¿QUIÉN se hace estallar en medio de un auditorio repleto de niños y adolescentes? ¿Quién antepone su fanatismo a la vida de jovencitas y niñas en un concierto? ¿Quién cree que ayuda a su causa asesinando inocentes que NADA tienen que ver con un conflicto que se desarrolla en otro continente?

¿Quién piensa que su religión o sus principios le permiten trasladar la lucha armada al terreno de los civiles? ¿A quién se le ocurre que una boda, un hospital o una ceremonia fúnebre son momento válido para un ataque? ¿De qué tamaño es la maldad de construir artefactos explosivos diseñados ex profeso para causar el mayor dolor y sufrimiento humano?

¿Cómo se mide, cómo se define, el éxito de un ataque: en número de muertos y heridos, en daño material, en impacto sicológico? ¿Quién constituye un blanco aceptable: sólo los combatientes, o también su entorno cercano? ¿El que empuña el arma o el que se la facilita, el que ejecuta el ataque o quien lo planea o lo autoriza?

¿Quién es más perverso, el que hace propaganda a favor de una causa que predica y practica la violencia, o quien le encuentra una justificación moral o religiosa? ¿El que educa a los niños en la cultura del odio y el desprecio a los otros, o el que se limita a utilizar a los ya adoctrinados como carne de cañón? ¿O el que utiliza el ataque contra los suyos para victimizarse y justificarse?

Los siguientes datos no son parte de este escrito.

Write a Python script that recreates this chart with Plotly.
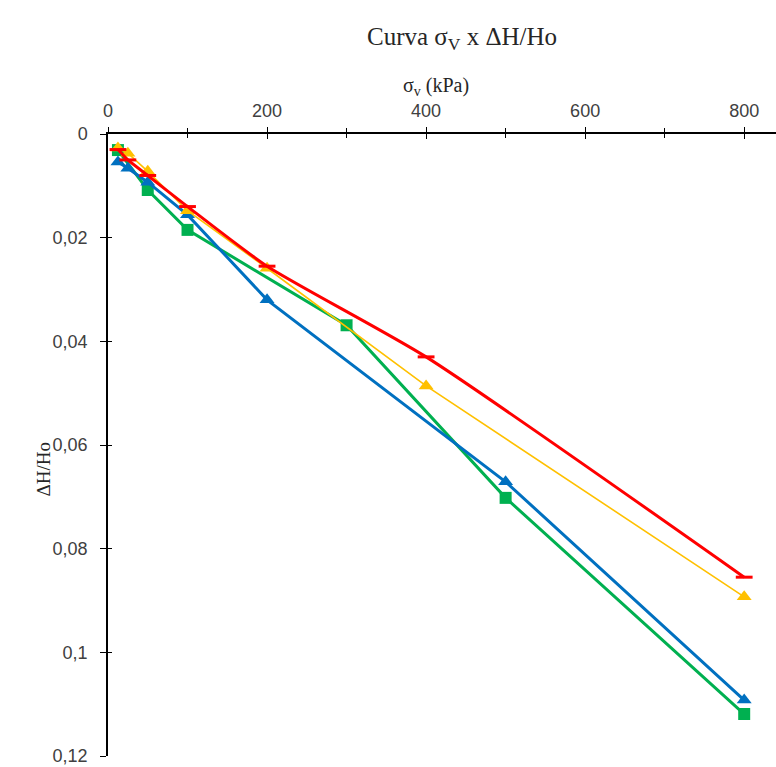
import plotly.graph_objects as go

# Vertical stress steps (kPa) and relative settlement ΔH/Ho per specimen
sigma_red = [12.5, 25, 50, 100, 200, 400, 800]
strain_red = [0.0030, 0.0050, 0.0080, 0.0140, 0.0255, 0.0430, 0.0855]

sigma_yellow = [12.5, 25, 50, 100, 200, 400, 800]
strain_yellow = [0.0027, 0.0037, 0.0072, 0.0148, 0.0259, 0.0486, 0.0893]

sigma_blue = [12.5, 25, 50, 100, 200, 500, 800]
strain_blue = [0.0054, 0.0066, 0.0093, 0.0156, 0.0320, 0.0671, 0.1092]

sigma_green = [12.5, 50, 100, 300, 500, 800]
strain_green = [0.0031, 0.0108, 0.0185, 0.0369, 0.0702, 0.1119]

x_ticks = [0, 200, 400, 600, 800]
y_ticks = [0, 0.02, 0.04, 0.06, 0.08, 0.10, 0.12]

fig = go.Figure()

fig.add_trace(go.Scatter(
    x=sigma_green, y=strain_green, mode="lines+markers",
    line=dict(color="#00B050", width=3),
    marker=dict(symbol="square", size=12, color="#00B050"),
))
fig.add_trace(go.Scatter(
    x=sigma_blue, y=strain_blue, mode="lines+markers",
    line=dict(color="#0070C0", width=3),
    marker=dict(symbol="triangle-up", size=13, color="#0070C0"),
))
fig.add_trace(go.Scatter(
    x=sigma_yellow, y=strain_yellow, mode="lines+markers",
    line=dict(color="#FFC000", width=1.6),
    marker=dict(symbol="triangle-up", size=13, color="#FFC000"),
))
fig.add_trace(go.Scatter(
    x=sigma_red, y=strain_red, mode="lines+markers",
    line=dict(color="#FF0000", width=3, shape="spline", smoothing=0.6),
    marker=dict(symbol="line-ew", size=12, line=dict(color="#FF0000", width=3)),
))
# empty trace carrying the overlay axes that draw the inner half of each tick
fig.add_trace(go.Scatter(x=[], y=[], xaxis="x2", yaxis="y2", showlegend=False))

x_range = [0, 840]
y_range = [0.12, 0]
tick_font = dict(family="Liberation Sans, Arial, sans-serif", size=18, color="#404040")
serif = "Liberation Serif, Times New Roman, serif"

fig.update_layout(
    width=776, height=767,
    margin=dict(l=108, r=0, t=134, b=11),
    paper_bgcolor="white", plot_bgcolor="white",
    showlegend=False,
    separators=", ",
    xaxis=dict(
        range=x_range, side="top", tickvals=x_ticks, ticks="outside", ticklen=5,
        tickcolor="black", tickwidth=1.3, showline=True, linecolor="black", linewidth=1.5,
        showgrid=False, zeroline=False, tickfont=tick_font, ticklabelstandoff=3,
        minor=dict(dtick=100, ticks="outside", ticklen=4, tickcolor="black", tickwidth=1.2),
    ),
    yaxis=dict(
        range=y_range, tickvals=y_ticks, ticks="outside", ticklen=6,
        tickcolor="black", tickwidth=1.3, showline=True, linecolor="black", linewidth=1.5,
        showgrid=False, zeroline=False, tickfont=tick_font, ticklabelstandoff=9,
    ),
    xaxis2=dict(
        range=x_range, overlaying="x", side="top", anchor="y2", tickvals=x_ticks,
        ticks="inside", ticklen=5, tickcolor="black", tickwidth=1.3, showticklabels=False,
        showgrid=False, zeroline=False, showline=False,
        minor=dict(dtick=100, ticks="inside", ticklen=4, tickcolor="black", tickwidth=1.2),
    ),
    yaxis2=dict(
        range=y_range, overlaying="y", side="left", anchor="x2", tickvals=y_ticks,
        ticks="inside", ticklen=4, tickcolor="black", tickwidth=1.3, showticklabels=False,
        showgrid=False, zeroline=False, showline=False,
    ),
    annotations=[
        dict(text="Curva σ<sub>V</sub> x ΔH/Ho", xref="paper", yref="paper",
             x=(462 - 108) / 668, y=1 + (134 - 21) / 622, showarrow=False,
             font=dict(family=serif, size=25, color="#262626")),
        dict(text="σ<sub>v</sub> (kPa)", xref="paper", yref="paper",
             x=(436 - 108) / 668, y=1 + (134 - 72) / 622, showarrow=False,
             font=dict(family=serif, size=20, color="#262626")),
        dict(text="ΔH/Ho", xref="paper", yref="paper", textangle=-90,
             x=(30 - 108) / 668, y=1 - (470 - 134) / 622, showarrow=False,
             font=dict(family=serif, size=19, color="#262626")),
    ],
)

fig.write_html("out.html")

Todas estas y muchas más interrogantes me han ido llenando la cabeza desde el momento en que me enteré del bombazo al final de un concierto de Ariana Grande en el Manchester Arena, y mientras más detalles conozco más confirmo que estamos frente a un nuevo capítulo de una de las guerras más asimétricas de la historia moderna, una en que no solamente se recurre a armamentos dispares, a combatientes no siempre visibles o uniformados, con tecnologías de punta de un lado y muy rudimentarias del otro.

Una guerra en la que los métodos y las metas son totalmente disímiles, en que Estados nacionales y las alianzas que conforman se enfrentan a movimientos a veces subterráneos, a veces autónomos y autárquicos, y otras más completamente ais-
lados, individuales incluso.

No hay en este conflicto siquiera una definición realista, alcanzable, de la victoria. Eso es un grado de vaguedad no visto ni en los tiempos obscuros del terrorismo urbano en Europa del siglo pasado, que lo mismo se pretendía comunista que anarquista o nihilista, e incluso tenía —como en los casos vasco o irlandés— reivindicaciones nacionalistas. Ni qué decir de movimientos de liberación o creación nacional como el judío, el palestino, los de África del Norte o tantos otros. Existían en todos esos reglas más o menos claras de lo que estaba permitido, de los objetivos de corto y mediano plazos, de la meta última.

Ahora no. Lo mismo un lobo solitario arrasa con peatones en Niza o Berlín que con jovencitas en Manchester o una escuela en Paquistán, que el Estado Islámico toma, ocupa y defiende posiciones en ciudades de Irak y Siria. Y del otro lado igual: un ejército formal ataca y bombardea o recurre a mercenarios contratados ex profeso o a “fuerzas especiales” y a los anónimos e invisibles drones y mata lo mismo a yihadistas que a pacientes y personal médico en un hospital o a convidados de una boda.

Como siempre en estas cosas, cada uno cree que lo suyo está justificado, cada uno busca sacar ventaja militar, política o propagandística de sus acciones, cada lado se convence de que está ganando, un poco como en esos surreales juegos escolares improvisados en que en una cancha de futbol se encuentran dos equipos con palos de hockey y pelotas de basquetbol y nadie sabe bien a bien a qué juega ni cuáles son las reglas, sólo que hay que llevarse por delante al contrario. En esos juegos no pasaba de un ojo morado o un hueso roto, de un enojo que duraba un día o una semana.

Aquí, en cambio, mueren civiles por doquier, y cada vez que se da un ataque mortal ya sea en Lahore, en Bagdad o Boston, o en los desiertos del Sudán o Yemen, un testigo aterrorizado se pregunta: ¿Quién haría eso?